▸ Request:
Return the lines that follow, exactly as they appear, from the first through the one containing "(0,0) rectangle (1249,1299);"; no pictures are to be included.

▸ Material provided:

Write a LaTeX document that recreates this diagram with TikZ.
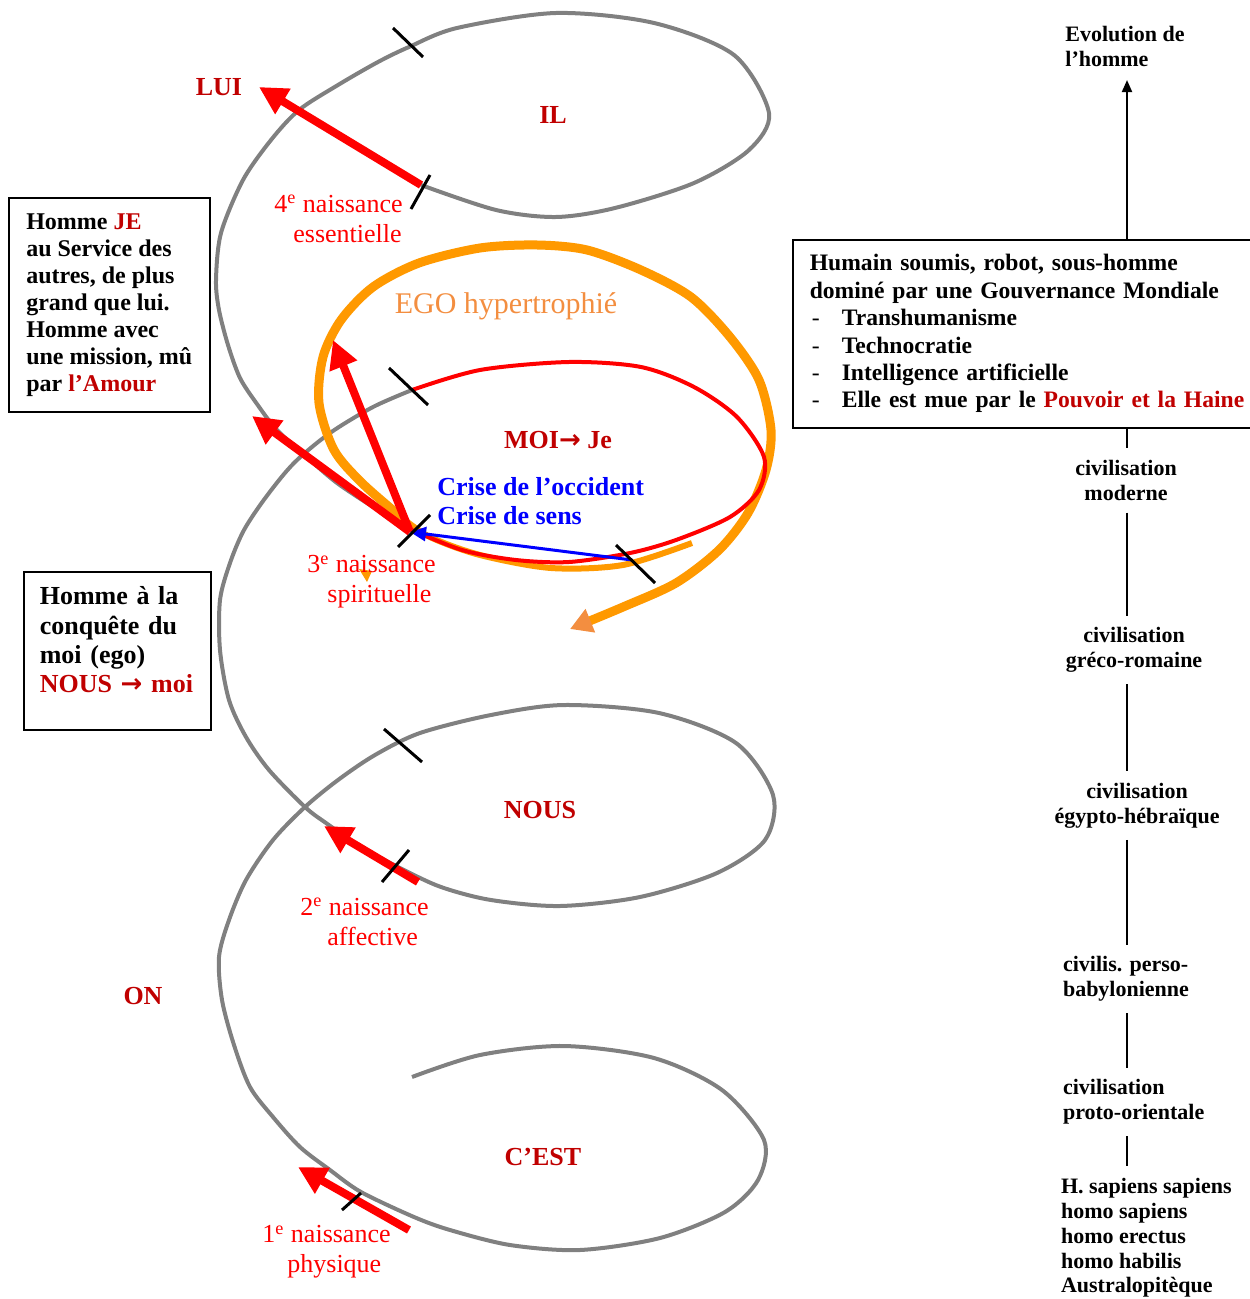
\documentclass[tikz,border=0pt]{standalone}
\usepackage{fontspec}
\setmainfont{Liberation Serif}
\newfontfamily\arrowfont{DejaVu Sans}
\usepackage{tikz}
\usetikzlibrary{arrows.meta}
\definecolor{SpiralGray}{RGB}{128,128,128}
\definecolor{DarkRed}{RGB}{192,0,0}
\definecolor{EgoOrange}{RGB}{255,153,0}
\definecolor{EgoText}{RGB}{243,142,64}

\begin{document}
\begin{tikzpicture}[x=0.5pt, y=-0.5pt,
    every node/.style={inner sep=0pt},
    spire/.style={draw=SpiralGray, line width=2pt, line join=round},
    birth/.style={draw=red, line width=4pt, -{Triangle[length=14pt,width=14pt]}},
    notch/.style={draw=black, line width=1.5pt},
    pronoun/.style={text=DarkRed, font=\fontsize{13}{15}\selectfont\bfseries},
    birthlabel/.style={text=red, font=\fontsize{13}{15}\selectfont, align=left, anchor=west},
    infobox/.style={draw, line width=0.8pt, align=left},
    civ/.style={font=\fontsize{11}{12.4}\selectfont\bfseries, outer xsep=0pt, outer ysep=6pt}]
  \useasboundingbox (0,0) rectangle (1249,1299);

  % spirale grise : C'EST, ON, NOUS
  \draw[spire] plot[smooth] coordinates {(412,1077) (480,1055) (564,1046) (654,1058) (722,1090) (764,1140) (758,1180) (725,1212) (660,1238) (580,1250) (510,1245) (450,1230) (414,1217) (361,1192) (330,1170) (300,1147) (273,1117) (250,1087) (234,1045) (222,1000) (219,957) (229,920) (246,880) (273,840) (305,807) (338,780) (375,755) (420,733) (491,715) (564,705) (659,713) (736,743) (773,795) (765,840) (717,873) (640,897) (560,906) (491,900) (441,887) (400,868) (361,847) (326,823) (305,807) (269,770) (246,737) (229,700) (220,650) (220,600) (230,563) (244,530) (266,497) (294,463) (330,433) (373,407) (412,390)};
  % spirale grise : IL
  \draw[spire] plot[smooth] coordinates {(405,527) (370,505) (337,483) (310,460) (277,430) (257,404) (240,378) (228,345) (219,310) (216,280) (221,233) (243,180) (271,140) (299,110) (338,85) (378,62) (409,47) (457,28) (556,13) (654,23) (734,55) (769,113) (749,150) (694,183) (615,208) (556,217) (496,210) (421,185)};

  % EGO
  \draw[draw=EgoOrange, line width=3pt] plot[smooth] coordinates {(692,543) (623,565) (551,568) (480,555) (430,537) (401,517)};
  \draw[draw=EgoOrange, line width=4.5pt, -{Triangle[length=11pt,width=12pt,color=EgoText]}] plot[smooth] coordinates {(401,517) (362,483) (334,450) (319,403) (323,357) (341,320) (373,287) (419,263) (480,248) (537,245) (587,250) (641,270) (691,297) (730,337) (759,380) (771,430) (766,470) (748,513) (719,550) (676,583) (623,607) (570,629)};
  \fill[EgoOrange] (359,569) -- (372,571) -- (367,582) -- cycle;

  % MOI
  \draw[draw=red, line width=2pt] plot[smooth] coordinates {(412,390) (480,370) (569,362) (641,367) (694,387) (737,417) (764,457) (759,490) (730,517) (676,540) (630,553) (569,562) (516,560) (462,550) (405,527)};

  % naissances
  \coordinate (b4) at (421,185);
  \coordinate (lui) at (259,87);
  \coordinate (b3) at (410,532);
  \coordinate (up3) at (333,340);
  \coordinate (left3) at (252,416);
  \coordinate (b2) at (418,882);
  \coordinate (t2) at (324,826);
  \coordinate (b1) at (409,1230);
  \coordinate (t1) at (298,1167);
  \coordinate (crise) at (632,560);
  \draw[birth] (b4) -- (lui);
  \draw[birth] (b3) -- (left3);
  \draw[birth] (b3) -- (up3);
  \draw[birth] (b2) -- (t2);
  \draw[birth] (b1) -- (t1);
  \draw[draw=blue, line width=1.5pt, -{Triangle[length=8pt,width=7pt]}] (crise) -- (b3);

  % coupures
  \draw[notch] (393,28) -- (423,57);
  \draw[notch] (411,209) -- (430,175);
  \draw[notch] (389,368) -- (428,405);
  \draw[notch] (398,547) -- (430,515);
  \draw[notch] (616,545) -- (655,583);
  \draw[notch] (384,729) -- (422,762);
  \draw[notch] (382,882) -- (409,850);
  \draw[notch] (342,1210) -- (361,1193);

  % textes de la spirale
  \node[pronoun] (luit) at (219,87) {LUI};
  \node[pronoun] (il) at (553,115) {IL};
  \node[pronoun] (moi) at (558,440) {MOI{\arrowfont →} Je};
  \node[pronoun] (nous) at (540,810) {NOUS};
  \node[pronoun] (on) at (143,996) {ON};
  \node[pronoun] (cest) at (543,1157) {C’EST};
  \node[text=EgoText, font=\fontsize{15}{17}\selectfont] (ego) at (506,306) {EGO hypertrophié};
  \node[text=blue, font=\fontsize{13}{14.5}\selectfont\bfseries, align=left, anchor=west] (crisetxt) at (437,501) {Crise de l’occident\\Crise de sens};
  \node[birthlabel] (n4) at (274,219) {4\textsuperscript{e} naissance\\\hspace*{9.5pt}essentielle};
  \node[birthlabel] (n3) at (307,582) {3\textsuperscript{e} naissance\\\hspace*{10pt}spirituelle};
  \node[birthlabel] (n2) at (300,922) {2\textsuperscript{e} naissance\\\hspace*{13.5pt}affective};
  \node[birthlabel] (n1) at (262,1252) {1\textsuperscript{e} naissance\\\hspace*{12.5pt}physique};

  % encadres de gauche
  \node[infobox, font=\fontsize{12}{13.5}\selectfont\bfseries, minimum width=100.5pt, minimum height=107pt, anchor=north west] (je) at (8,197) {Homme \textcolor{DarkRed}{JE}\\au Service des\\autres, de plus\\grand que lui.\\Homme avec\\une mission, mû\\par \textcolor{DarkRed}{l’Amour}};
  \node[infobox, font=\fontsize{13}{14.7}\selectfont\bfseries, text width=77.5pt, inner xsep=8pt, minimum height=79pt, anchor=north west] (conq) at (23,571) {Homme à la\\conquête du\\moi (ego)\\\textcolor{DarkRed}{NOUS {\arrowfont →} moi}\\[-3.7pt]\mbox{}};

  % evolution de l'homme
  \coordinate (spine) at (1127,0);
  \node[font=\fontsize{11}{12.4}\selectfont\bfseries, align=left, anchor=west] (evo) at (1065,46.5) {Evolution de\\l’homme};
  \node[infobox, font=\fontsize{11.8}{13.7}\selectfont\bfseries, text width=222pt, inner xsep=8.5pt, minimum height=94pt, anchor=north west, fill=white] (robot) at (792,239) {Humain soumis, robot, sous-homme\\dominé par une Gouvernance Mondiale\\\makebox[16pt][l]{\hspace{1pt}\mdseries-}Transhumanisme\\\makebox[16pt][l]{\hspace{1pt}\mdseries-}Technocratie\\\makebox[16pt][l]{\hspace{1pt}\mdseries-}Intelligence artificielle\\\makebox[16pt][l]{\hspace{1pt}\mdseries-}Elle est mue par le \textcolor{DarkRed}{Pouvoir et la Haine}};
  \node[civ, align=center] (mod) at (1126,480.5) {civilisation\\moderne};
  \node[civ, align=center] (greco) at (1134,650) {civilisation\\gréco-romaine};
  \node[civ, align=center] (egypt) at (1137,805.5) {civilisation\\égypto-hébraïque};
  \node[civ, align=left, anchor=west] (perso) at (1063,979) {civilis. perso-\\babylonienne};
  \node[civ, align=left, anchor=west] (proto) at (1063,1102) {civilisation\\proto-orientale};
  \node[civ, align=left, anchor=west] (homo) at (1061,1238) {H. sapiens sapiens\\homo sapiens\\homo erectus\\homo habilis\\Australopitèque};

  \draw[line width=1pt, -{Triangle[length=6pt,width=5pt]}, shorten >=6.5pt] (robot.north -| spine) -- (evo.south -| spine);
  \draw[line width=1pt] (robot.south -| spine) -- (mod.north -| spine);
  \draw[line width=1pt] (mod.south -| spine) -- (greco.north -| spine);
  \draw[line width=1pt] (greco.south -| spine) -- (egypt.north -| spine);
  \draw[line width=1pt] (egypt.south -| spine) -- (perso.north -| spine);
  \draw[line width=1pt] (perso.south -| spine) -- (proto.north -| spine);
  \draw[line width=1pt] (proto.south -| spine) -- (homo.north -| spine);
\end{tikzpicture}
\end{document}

▸ Task answer:
Write a LaTeX document that recreates this diagram with TikZ.
\documentclass[tikz,border=0pt]{standalone}
\usepackage{fontspec}
\setmainfont{Liberation Serif}
\newfontfamily\arrowfont{DejaVu Sans}
\usepackage{tikz}
\usetikzlibrary{arrows.meta}
\definecolor{SpiralGray}{RGB}{128,128,128}
\definecolor{DarkRed}{RGB}{192,0,0}
\definecolor{EgoOrange}{RGB}{255,153,0}
\definecolor{EgoText}{RGB}{243,142,64}

\begin{document}
\begin{tikzpicture}[x=0.5pt, y=-0.5pt,
    every node/.style={inner sep=0pt},
    spire/.style={draw=SpiralGray, line width=2pt, line join=round},
    birth/.style={draw=red, line width=4pt, -{Triangle[length=14pt,width=14pt]}},
    notch/.style={draw=black, line width=1.5pt},
    pronoun/.style={text=DarkRed, font=\fontsize{13}{15}\selectfont\bfseries},
    birthlabel/.style={text=red, font=\fontsize{13}{15}\selectfont, align=left, anchor=west},
    infobox/.style={draw, line width=0.8pt, align=left},
    civ/.style={font=\fontsize{11}{12.4}\selectfont\bfseries, outer xsep=0pt, outer ysep=6pt}]
  \useasboundingbox (0,0) rectangle (1249,1299);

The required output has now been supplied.